Supplied data -

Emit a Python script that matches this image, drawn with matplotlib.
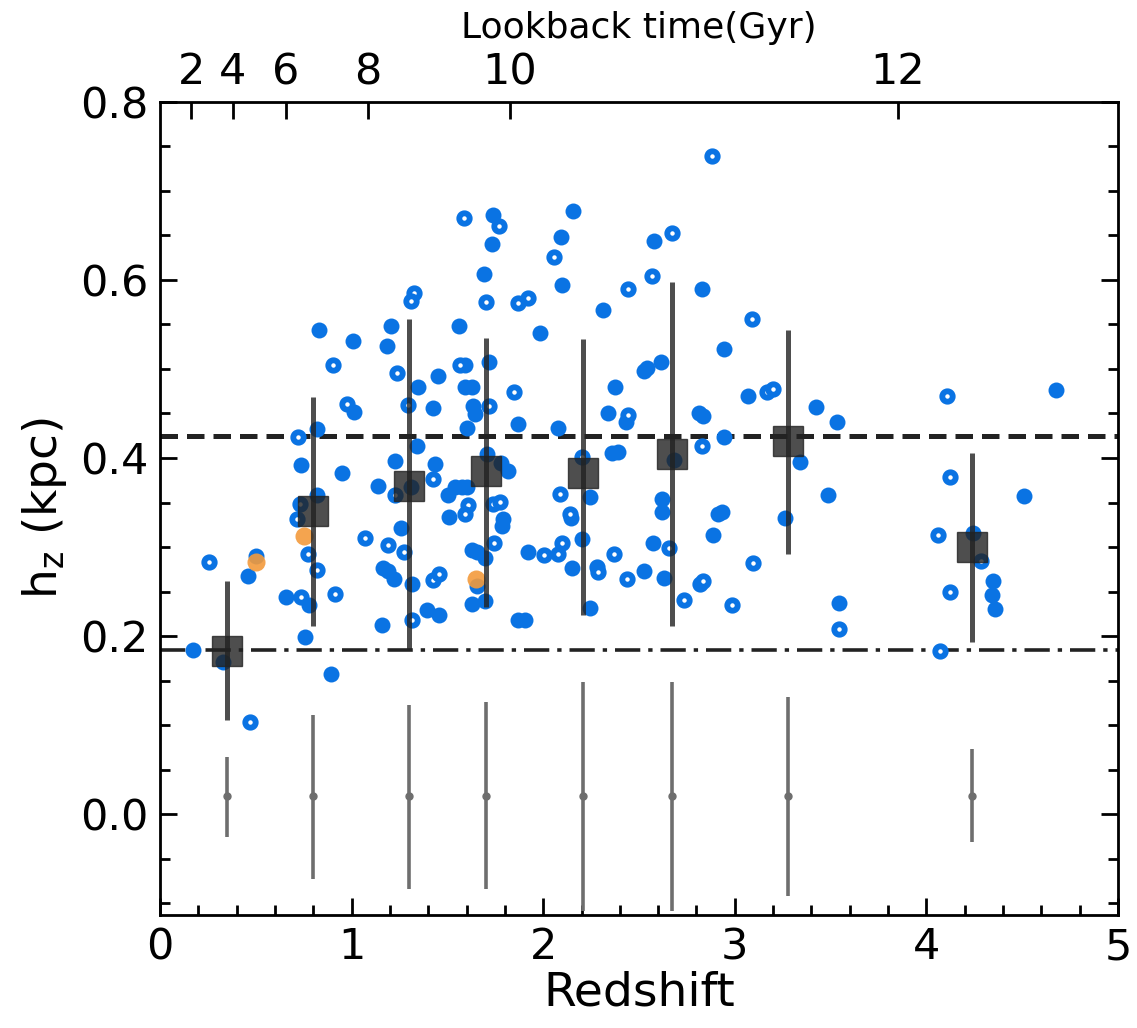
import numpy as np
import matplotlib.pyplot as plt
from matplotlib.ticker import MultipleLocator

# filled blue points (redshift, h_z)
z_fill = [0.172, 0.329, 0.459, 0.501, 0.658, 0.778, 0.757, 0.892, 0.819, 0.736,
          0.950, 0.819, 0.830, 1.007, 1.206, 1.185, 1.561, 1.451, 1.347, 1.592,
          1.628, 1.013, 1.425, 1.602, 1.634, 1.644, 1.738, 1.733, 2.156, 2.093,
          1.691, 2.098, 1.983, 2.312, 2.578, 2.829, 2.944, 3.069, 1.717, 1.592,
          1.868, 2.077, 2.375, 2.526, 2.542, 2.615, 2.338, 2.432, 2.813, 2.834,
          3.424, 3.533, 4.676, 1.707, 1.780, 1.816, 1.602, 1.790, 1.785, 1.628,
          1.654, 1.696, 1.654, 1.628, 1.696, 1.868, 1.905, 1.921, 2.150, 2.145,
          2.244, 2.203, 2.244, 2.359, 2.390, 2.526, 2.620, 2.620, 2.573, 2.630,
          2.683, 2.944, 2.912, 2.933, 2.886, 3.340, 3.486, 3.262, 3.544, 4.243,
          4.348, 4.342, 4.358, 4.509, 1.341, 1.227, 1.138, 1.310, 1.508, 1.258,
          1.164, 1.190, 1.221, 1.315, 1.394, 1.456, 1.159, 1.436, 1.503, 1.540,
          1.576]
h_fill = [0.184, 0.171, 0.267, 0.290, 0.244, 0.235, 0.199, 0.157, 0.433, 0.392,
          0.383, 0.358, 0.544, 0.531, 0.548, 0.526, 0.548, 0.492, 0.480, 0.480,
          0.480, 0.452, 0.456, 0.434, 0.458, 0.449, 0.673, 0.640, 0.677, 0.648,
          0.607, 0.594, 0.540, 0.566, 0.644, 0.590, 0.522, 0.470, 0.508, 0.505,
          0.438, 0.434, 0.480, 0.498, 0.501, 0.508, 0.450, 0.440, 0.451, 0.447,
          0.457, 0.440, 0.476, 0.404, 0.394, 0.385, 0.367, 0.331, 0.324, 0.297,
          0.294, 0.288, 0.256, 0.236, 0.239, 0.218, 0.218, 0.294, 0.277, 0.333,
          0.356, 0.309, 0.232, 0.406, 0.407, 0.273, 0.354, 0.339, 0.305, 0.265,
          0.398, 0.424, 0.337, 0.339, 0.314, 0.396, 0.358, 0.333, 0.237, 0.316,
          0.262, 0.246, 0.231, 0.357, 0.413, 0.397, 0.369, 0.367, 0.334, 0.321,
          0.276, 0.273, 0.264, 0.259, 0.229, 0.224, 0.212, 0.393, 0.359, 0.367,
          0.368]

# open blue points
z_open = [0.256, 0.470, 0.736, 0.720, 0.731, 0.715, 0.772, 0.819, 0.913, 1.587,
          1.326, 1.310, 0.903, 1.237, 1.566, 0.976, 1.294, 2.881, 1.769, 2.056,
          1.701, 1.868, 1.921, 2.443, 2.568, 2.672, 3.090, 3.168, 3.199, 1.848,
          1.717, 2.443, 4.108, 1.608, 1.592, 1.738, 1.775, 1.743, 2.004, 2.077,
          2.098, 2.088, 2.140, 2.203, 2.281, 2.286, 2.370, 2.437, 2.657, 2.735,
          2.818, 2.834, 2.829, 2.985, 3.095, 3.544, 4.123, 4.061, 4.285, 4.123,
          4.071, 1.425, 1.227, 1.070, 1.190, 1.273, 1.425, 1.456, 1.315]
h_open = [0.283, 0.104, 0.244, 0.424, 0.348, 0.332, 0.292, 0.274, 0.247, 0.670,
          0.585, 0.576, 0.505, 0.496, 0.504, 0.461, 0.460, 0.739, 0.661, 0.626,
          0.575, 0.574, 0.580, 0.590, 0.604, 0.653, 0.556, 0.474, 0.478, 0.474,
          0.458, 0.448, 0.470, 0.347, 0.337, 0.348, 0.351, 0.305, 0.291, 0.292,
          0.305, 0.360, 0.337, 0.401, 0.278, 0.272, 0.292, 0.264, 0.299, 0.241,
          0.258, 0.262, 0.414, 0.235, 0.282, 0.208, 0.379, 0.314, 0.284, 0.250,
          0.183, 0.376, 0.358, 0.310, 0.302, 0.294, 0.263, 0.270, 0.218]

# orange points
z_orange = [0.501, 0.752, 1.649]
h_orange = [0.283, 0.312, 0.264]

# binned medians
z_bin = [0.35, 0.80, 1.30, 1.70, 2.21, 2.67, 3.28, 4.24]
h_bin = [0.183, 0.341, 0.369, 0.385, 0.383, 0.405, 0.419, 0.300]
h_bin_hi = [0.262, 0.468, 0.556, 0.535, 0.534, 0.598, 0.544, 0.406]
h_bin_lo = [0.106, 0.211, 0.185, 0.233, 0.224, 0.211, 0.292, 0.193]

# typical errors
h_typ = 0.02
typ_hi = [0.064, 0.111, 0.123, 0.126, 0.148, 0.149, 0.132, 0.073]
typ_lo = [-0.026, -0.073, -0.084, -0.084, -0.109, -0.109, -0.092, -0.031]

h_dash = 0.425
h_dashdot = 0.185

lb_ticks_z = [0.162, 0.381, 0.658, 1.086, 1.827, 3.852]
lb_labels = ['2', '4', '6', '8', '10', '12']

blue = '#0a73e3'
orange = '#f39a3c'

fig = plt.figure(figsize=(11.37, 10.28), dpi=100)
ax = fig.add_axes([0.1407, 0.110, 0.8426, 0.791])

ax.axhline(h_dash, color='#222222', lw=3.6, ls=(0, (3.5, 1.8)), zorder=1)
ax.axhline(h_dashdot, color='#222222', lw=2.6, ls=(0, (7, 2.2, 1.2, 2.2)), zorder=1)

ax.plot(z_fill, h_fill, 'o', ms=11.5, mfc=blue, mec=blue, mew=0, ls='none', zorder=3)
ax.plot(z_open, h_open, 'o', ms=7.5, mfc='white', mec=blue, mew=4.2, ls='none', zorder=3)
ax.plot(z_orange, h_orange, 'o', ms=13, mfc=orange, mec=orange, mew=0, alpha=0.9,
        ls='none', zorder=4)

zb = np.array(z_bin)
hb = np.array(h_bin)
yerr = [hb - np.array(h_bin_lo), np.array(h_bin_hi) - hb]
ax.errorbar(zb, hb, yerr=yerr, fmt='s', ms=22, color='#222222', ecolor='#222222',
            elinewidth=3.6, capsize=0, alpha=0.8, zorder=5)

ty = np.full(len(z_bin), h_typ)
terr = [ty - np.array(typ_lo), np.array(typ_hi) - ty]
ax.errorbar(zb, ty, yerr=terr, fmt='o', ms=5, color='#6e6e6e', ecolor='#6e6e6e',
            elinewidth=2.6, capsize=0, zorder=2)

ax.set_xlim(0, 5)
ax.set_ylim(-0.113, 0.8)
ax.xaxis.set_major_locator(MultipleLocator(1))
ax.xaxis.set_minor_locator(MultipleLocator(0.2))
ax.yaxis.set_major_locator(MultipleLocator(0.2))
ax.yaxis.set_minor_locator(MultipleLocator(0.05))
ax.tick_params(which='both', direction='in', right=True, top=False, width=2,
               labelsize=31)
ax.tick_params(which='major', length=12)
ax.tick_params(which='minor', length=7)
ax.tick_params(axis='x', pad=8)
ax.tick_params(axis='y', pad=8)
for s in ax.spines.values():
    s.set_linewidth(2)

ax.set_xlabel('Redshift', fontsize=34, labelpad=2)
ax.set_ylabel(r'h$_{\rm z}$ (kpc)', fontsize=34, labelpad=8)

ax2 = ax.twiny()
ax2.set_xlim(ax.get_xlim())
ax2.set_xticks(lb_ticks_z)
ax2.set_xticklabels(lb_labels)
ax2.tick_params(direction='in', length=12, width=2, labelsize=31, pad=6)
ax2.set_xlabel('Lookback time(Gyr)', fontsize=26, labelpad=10)

fig.savefig('out.png', dpi=100)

Work required - Please restate the material above line by line, exactly, beginning at its first line and ending with the line that contains "from matplotlib.ticker import MultipleLocator", without any pictures.

Task result -
Emit a Python script that matches this image, drawn with matplotlib.
import numpy as np
import matplotlib.pyplot as plt
from matplotlib.ticker import MultipleLocator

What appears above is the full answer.